I felt otherwise, my reasoning being that the amount of dedication and endurance needed to be good at a game is very small compared to the kind of effort needed to become good at a physical sport. Even the extreme cases such as Korean Star-Craft the effort is simply playing a game for a extreme amount of time. Games are designed to be "fun" to play and keep you engaged. A sport is a competition, you can enjoy playing it, but its not specifically designed to keep you hooked as a player.

Also most fundamental gaming skills are universal,how many ways can first person shooters be reinvented? Strategy games? The same basic concepts are nearly universal. If you try to apply (American) Football skills to Basket Ball it doesn't work. You can't have a rugby team play Soccer (Rest Of The World Football) and except them to competitive. In Video games you can take a Call of Duty player and put him in Bad Company 2 and he'll still get along realitively well.

Now I'm not saying Games don't take skill. That would be a incredibly ignorant assumption. You have good players and bad players, if you compete in MLG or Game Battles you have practice, so yeah it works kind of like a sport. But over all effort put into it doesn't really match the effort needed to perform in a real life competition. Be it physical like a sport, or mental such as Chess.
There are games significantly more complicated than chess.
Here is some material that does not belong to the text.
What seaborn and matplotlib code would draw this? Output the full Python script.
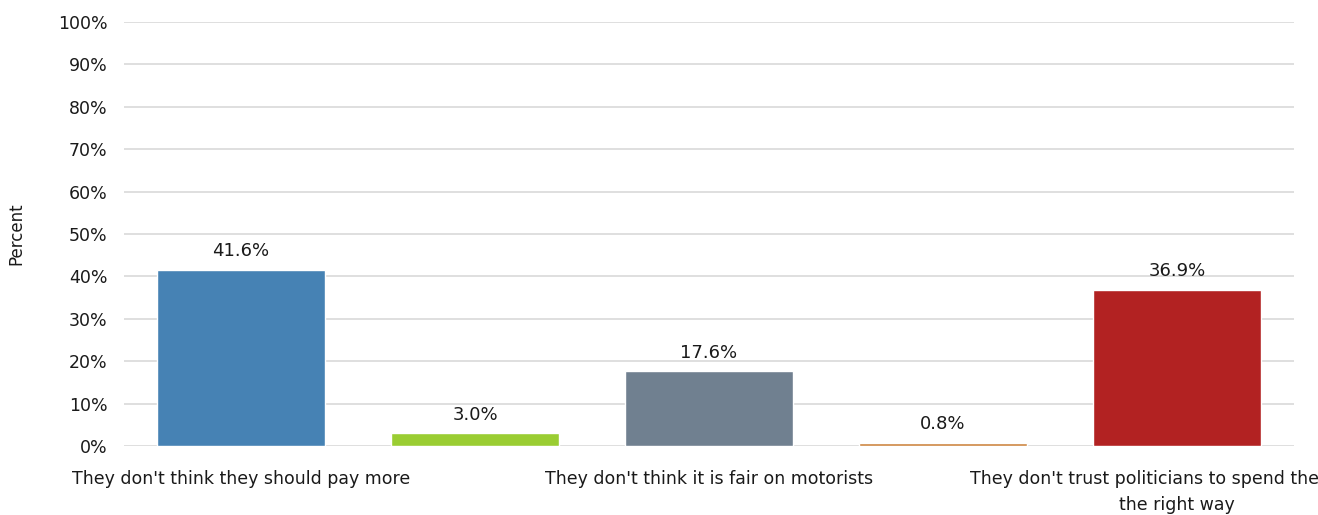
import matplotlib
matplotlib.use("Agg")
import matplotlib.pyplot as plt
import seaborn as sns
import pandas as pd

categories = [
    "They don't think they should pay more",
    "They think the money will be wasted",
    "They don't think it is fair on motorists",
    "Other",
    "They don't trust politicians to spend the money\nthe right way",
]
values = [41.6, 3.0, 17.6, 0.8, 36.9]
colors = ["#4682B4", "#9ACD32", "#708090", "#CD853F", "#B22222"]
yticks = list(range(0, 101, 10))

sns.set_theme(style="white")
plt.rcParams["font.family"] = ["DejaVu Sans"]

df = pd.DataFrame({"reason": categories, "pct": values})

fig = plt.figure(figsize=(13.18, 5.15), dpi=100)
ax = fig.add_axes([124 / 1318, 1 - 446 / 515, (1294 - 124) / 1318, (446 - 22) / 515])

sns.barplot(data=df, x="reason", y="pct", hue="reason", palette=colors,
            width=0.72, legend=False, ax=ax, saturation=1)

for cont in ax.containers:
    ax.bar_label(cont, fmt="%.1f%%", padding=7, fontsize=13, color="#1a1a1a")

ax.set_ylim(0, 100)
ax.set_yticks(yticks)
ax.set_yticklabels([f"{t}%" for t in yticks], fontsize=12.5, color="#1a1a1a")
ax.yaxis.grid(True, color="#D9D9D9", linewidth=1.2)
ax.set_axisbelow(True)
for s in ax.spines.values():
    s.set_visible(False)
ax.tick_params(axis="both", length=0)
ax.tick_params(axis="y", pad=12)
ax.tick_params(axis="x", pad=17)

ax.set_xticks(range(len(categories)))
ax.set_xticklabels([c if i % 2 == 0 else "" for i, c in enumerate(categories)],
                   fontsize=12.5, color="#1a1a1a", linespacing=1.6)
ax.set_xlabel("")
ax.set_ylabel("Percent", fontsize=12, color="#1a1a1a", labelpad=23)
ax.set_xlim(-0.5, len(categories) - 0.5)

fig.savefig("out.png", dpi=100)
However, I'm curious as to what Chess specifically has that video games do not, competitively speaking.

ONe can argue the lack of physical involvement, especially exertion, but that alone does not diminish the competitive value of =video games. And while the average shooter doesn't have the sort of mental input needed to rival chess, MMOs and strategy games largely have a root IN chess for exactly that sort of reason.